WORK TO COMPLETE:
Reproduce exactly the opening lines of the listing, stopping after the line that contains "from matplotlib.colors import" and including it.

INFORMATION PROVIDED:

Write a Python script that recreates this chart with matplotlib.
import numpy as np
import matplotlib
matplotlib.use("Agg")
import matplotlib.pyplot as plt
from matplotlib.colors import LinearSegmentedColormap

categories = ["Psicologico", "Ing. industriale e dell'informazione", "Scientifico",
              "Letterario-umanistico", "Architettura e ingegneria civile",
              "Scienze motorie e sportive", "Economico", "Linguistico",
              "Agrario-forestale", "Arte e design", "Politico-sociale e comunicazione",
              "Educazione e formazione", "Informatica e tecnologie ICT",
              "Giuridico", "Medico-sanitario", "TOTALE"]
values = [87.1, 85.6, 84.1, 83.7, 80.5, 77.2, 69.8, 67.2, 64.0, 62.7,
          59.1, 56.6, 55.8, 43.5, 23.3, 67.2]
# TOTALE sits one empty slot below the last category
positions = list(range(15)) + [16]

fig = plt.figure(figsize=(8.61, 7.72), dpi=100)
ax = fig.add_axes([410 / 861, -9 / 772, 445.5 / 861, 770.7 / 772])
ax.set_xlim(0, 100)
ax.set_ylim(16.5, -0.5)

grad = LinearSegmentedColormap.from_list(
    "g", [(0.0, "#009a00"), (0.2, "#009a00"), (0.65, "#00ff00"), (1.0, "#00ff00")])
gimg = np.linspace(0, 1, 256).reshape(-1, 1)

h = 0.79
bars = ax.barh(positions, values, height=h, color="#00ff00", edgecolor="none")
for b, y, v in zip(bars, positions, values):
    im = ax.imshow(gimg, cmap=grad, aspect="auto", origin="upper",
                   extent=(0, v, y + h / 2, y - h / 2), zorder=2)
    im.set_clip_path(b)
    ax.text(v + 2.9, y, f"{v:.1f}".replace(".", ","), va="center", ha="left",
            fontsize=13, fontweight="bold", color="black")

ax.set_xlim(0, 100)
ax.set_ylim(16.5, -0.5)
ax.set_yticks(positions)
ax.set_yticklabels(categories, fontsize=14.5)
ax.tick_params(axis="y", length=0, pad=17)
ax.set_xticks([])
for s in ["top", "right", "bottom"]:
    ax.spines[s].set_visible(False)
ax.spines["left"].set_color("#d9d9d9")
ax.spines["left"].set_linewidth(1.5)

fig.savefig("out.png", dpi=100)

WRITTEN REPLY:
Write a Python script that recreates this chart with matplotlib.
import numpy as np
import matplotlib
matplotlib.use("Agg")
import matplotlib.pyplot as plt
from matplotlib.colors import LinearSegmentedColormap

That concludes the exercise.